* Work to complete: Repeat every line of the listing below exactly, minus the pictures.

* Information provided:
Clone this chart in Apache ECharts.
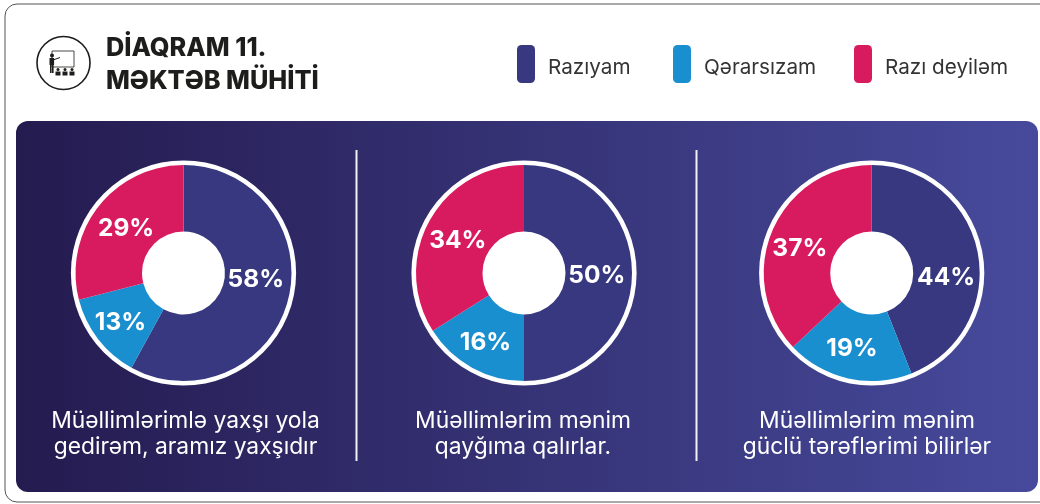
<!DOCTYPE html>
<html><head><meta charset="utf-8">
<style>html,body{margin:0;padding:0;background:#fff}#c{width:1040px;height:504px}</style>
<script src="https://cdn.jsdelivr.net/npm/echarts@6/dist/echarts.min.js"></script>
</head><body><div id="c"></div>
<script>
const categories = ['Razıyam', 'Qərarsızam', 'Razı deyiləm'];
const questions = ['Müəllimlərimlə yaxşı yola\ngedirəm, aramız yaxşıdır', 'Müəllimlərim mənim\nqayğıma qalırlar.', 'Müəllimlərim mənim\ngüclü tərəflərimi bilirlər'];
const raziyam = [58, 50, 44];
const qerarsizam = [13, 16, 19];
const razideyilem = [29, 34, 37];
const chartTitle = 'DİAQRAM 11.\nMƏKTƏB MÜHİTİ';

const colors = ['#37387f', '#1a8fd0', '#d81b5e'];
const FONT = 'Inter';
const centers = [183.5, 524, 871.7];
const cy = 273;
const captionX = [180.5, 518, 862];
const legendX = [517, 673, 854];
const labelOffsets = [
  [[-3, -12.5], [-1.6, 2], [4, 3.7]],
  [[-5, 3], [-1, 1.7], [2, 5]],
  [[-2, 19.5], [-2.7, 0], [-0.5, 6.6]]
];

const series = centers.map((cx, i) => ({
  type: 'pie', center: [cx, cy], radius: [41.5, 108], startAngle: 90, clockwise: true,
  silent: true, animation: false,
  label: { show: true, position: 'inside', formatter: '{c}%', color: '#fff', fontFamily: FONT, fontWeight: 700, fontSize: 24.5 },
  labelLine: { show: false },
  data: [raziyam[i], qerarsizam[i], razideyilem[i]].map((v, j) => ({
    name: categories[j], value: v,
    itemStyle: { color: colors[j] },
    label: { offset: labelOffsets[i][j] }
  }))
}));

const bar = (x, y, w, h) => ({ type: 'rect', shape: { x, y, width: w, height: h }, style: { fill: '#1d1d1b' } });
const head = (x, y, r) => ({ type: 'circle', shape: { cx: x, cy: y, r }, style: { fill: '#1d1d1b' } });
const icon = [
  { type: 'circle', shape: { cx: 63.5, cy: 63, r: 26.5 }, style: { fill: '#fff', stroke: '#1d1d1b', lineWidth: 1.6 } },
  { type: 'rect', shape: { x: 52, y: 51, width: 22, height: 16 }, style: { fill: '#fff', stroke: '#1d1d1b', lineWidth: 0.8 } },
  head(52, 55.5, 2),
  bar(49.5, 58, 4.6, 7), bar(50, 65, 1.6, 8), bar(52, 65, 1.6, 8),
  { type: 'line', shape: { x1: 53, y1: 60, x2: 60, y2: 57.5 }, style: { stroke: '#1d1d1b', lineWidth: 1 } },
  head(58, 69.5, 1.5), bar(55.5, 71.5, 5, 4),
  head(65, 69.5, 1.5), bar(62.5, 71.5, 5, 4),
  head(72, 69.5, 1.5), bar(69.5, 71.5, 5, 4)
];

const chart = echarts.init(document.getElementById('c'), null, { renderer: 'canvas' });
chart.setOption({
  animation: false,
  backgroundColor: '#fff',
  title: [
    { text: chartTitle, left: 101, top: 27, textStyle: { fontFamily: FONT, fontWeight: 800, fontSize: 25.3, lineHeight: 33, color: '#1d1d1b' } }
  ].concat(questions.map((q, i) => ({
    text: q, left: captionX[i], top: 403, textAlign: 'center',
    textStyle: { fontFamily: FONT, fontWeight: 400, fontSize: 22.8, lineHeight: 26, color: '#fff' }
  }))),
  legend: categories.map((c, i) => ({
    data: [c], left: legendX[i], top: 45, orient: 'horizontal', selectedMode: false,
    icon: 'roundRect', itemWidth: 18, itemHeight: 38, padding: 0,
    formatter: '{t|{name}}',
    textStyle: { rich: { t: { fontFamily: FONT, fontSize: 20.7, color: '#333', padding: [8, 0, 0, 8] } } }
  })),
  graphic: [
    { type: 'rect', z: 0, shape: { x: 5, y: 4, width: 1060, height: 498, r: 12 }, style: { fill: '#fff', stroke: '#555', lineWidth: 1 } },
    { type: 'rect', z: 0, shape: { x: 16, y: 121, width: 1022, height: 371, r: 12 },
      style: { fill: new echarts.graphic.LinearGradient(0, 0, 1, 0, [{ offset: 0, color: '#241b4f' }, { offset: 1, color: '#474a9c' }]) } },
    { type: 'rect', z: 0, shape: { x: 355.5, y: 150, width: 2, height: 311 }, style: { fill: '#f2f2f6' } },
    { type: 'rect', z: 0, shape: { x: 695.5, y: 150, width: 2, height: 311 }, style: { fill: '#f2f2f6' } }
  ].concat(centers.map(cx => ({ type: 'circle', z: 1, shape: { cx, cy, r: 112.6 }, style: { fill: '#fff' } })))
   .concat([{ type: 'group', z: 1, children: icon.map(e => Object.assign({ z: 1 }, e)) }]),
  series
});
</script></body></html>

* Response:
Clone this chart in Apache ECharts.
<!DOCTYPE html>
<html><head><meta charset="utf-8">
<style>html,body{margin:0;padding:0;background:#fff}#c{width:1040px;height:504px}</style>
<script src="https://cdn.jsdelivr.net/npm/echarts@6/dist/echarts.min.js"></script>
</head><body><div id="c"></div>
<script>
const categories = ['Razıyam', 'Qərarsızam', 'Razı deyiləm'];
const questions = ['Müəllimlərimlə yaxşı yola\ngedirəm, aramız yaxşıdır', 'Müəllimlərim mənim\nqayğıma qalırlar.', 'Müəllimlərim mənim\ngüclü tərəflərimi bilirlər'];
const raziyam = [58, 50, 44];
const qerarsizam = [13, 16, 19];
const razideyilem = [29, 34, 37];
const chartTitle = 'DİAQRAM 11.\nMƏKTƏB MÜHİTİ';

const colors = ['#37387f', '#1a8fd0', '#d81b5e'];
const FONT = 'Inter';
const centers = [183.5, 524, 871.7];
const cy = 273;
const captionX = [180.5, 518, 862];
const legendX = [517, 673, 854];
const labelOffsets = [
  [[-3, -12.5], [-1.6, 2], [4, 3.7]],
  [[-5, 3], [-1, 1.7], [2, 5]],
  [[-2, 19.5], [-2.7, 0], [-0.5, 6.6]]
];

const series = centers.map((cx, i) => ({
  type: 'pie', center: [cx, cy], radius: [41.5, 108], startAngle: 90, clockwise: true,
  silent: true, animation: false,
  label: { show: true, position: 'inside', formatter: '{c}%', color: '#fff', fontFamily: FONT, fontWeight: 700, fontSize: 24.5 },
  labelLine: { show: false },
  data: [raziyam[i], qerarsizam[i], razideyilem[i]].map((v, j) => ({
    name: categories[j], value: v,
    itemStyle: { color: colors[j] },
    label: { offset: labelOffsets[i][j] }
  }))
}));

const bar = (x, y, w, h) => ({ type: 'rect', shape: { x, y, width: w, height: h }, style: { fill: '#1d1d1b' } });
const head = (x, y, r) => ({ type: 'circle', shape: { cx: x, cy: y, r }, style: { fill: '#1d1d1b' } });
const icon = [
  { type: 'circle', shape: { cx: 63.5, cy: 63, r: 26.5 }, style: { fill: '#fff', stroke: '#1d1d1b', lineWidth: 1.6 } },
  { type: 'rect', shape: { x: 52, y: 51, width: 22, height: 16 }, style: { fill: '#fff', stroke: '#1d1d1b', lineWidth: 0.8 } },
  head(52, 55.5, 2),
  bar(49.5, 58, 4.6, 7), bar(50, 65, 1.6, 8), bar(52, 65, 1.6, 8),
  { type: 'line', shape: { x1: 53, y1: 60, x2: 60, y2: 57.5 }, style: { stroke: '#1d1d1b', lineWidth: 1 } },
  head(58, 69.5, 1.5), bar(55.5, 71.5, 5, 4),
  head(65, 69.5, 1.5), bar(62.5, 71.5, 5, 4),
  head(72, 69.5, 1.5), bar(69.5, 71.5, 5, 4)
];

const chart = echarts.init(document.getElementById('c'), null, { renderer: 'canvas' });
chart.setOption({
  animation: false,
  backgroundColor: '#fff',
  title: [
    { text: chartTitle, left: 101, top: 27, textStyle: { fontFamily: FONT, fontWeight: 800, fontSize: 25.3, lineHeight: 33, color: '#1d1d1b' } }
  ].concat(questions.map((q, i) => ({
    text: q, left: captionX[i], top: 403, textAlign: 'center',
    textStyle: { fontFamily: FONT, fontWeight: 400, fontSize: 22.8, lineHeight: 26, color: '#fff' }
  }))),
  legend: categories.map((c, i) => ({
    data: [c], left: legendX[i], top: 45, orient: 'horizontal', selectedMode: false,
    icon: 'roundRect', itemWidth: 18, itemHeight: 38, padding: 0,
    formatter: '{t|{name}}',
    textStyle: { rich: { t: { fontFamily: FONT, fontSize: 20.7, color: '#333', padding: [8, 0, 0, 8] } } }
  })),
  graphic: [
    { type: 'rect', z: 0, shape: { x: 5, y: 4, width: 1060, height: 498, r: 12 }, style: { fill: '#fff', stroke: '#555', lineWidth: 1 } },
    { type: 'rect', z: 0, shape: { x: 16, y: 121, width: 1022, height: 371, r: 12 },
      style: { fill: new echarts.graphic.LinearGradient(0, 0, 1, 0, [{ offset: 0, color: '#241b4f' }, { offset: 1, color: '#474a9c' }]) } },
    { type: 'rect', z: 0, shape: { x: 355.5, y: 150, width: 2, height: 311 }, style: { fill: '#f2f2f6' } },
    { type: 'rect', z: 0, shape: { x: 695.5, y: 150, width: 2, height: 311 }, style: { fill: '#f2f2f6' } }
  ].concat(centers.map(cx => ({ type: 'circle', z: 1, shape: { cx, cy, r: 112.6 }, style: { fill: '#fff' } })))
   .concat([{ type: 'group', z: 1, children: icon.map(e => Object.assign({ z: 1 }, e)) }]),
  series
});
</script></body></html>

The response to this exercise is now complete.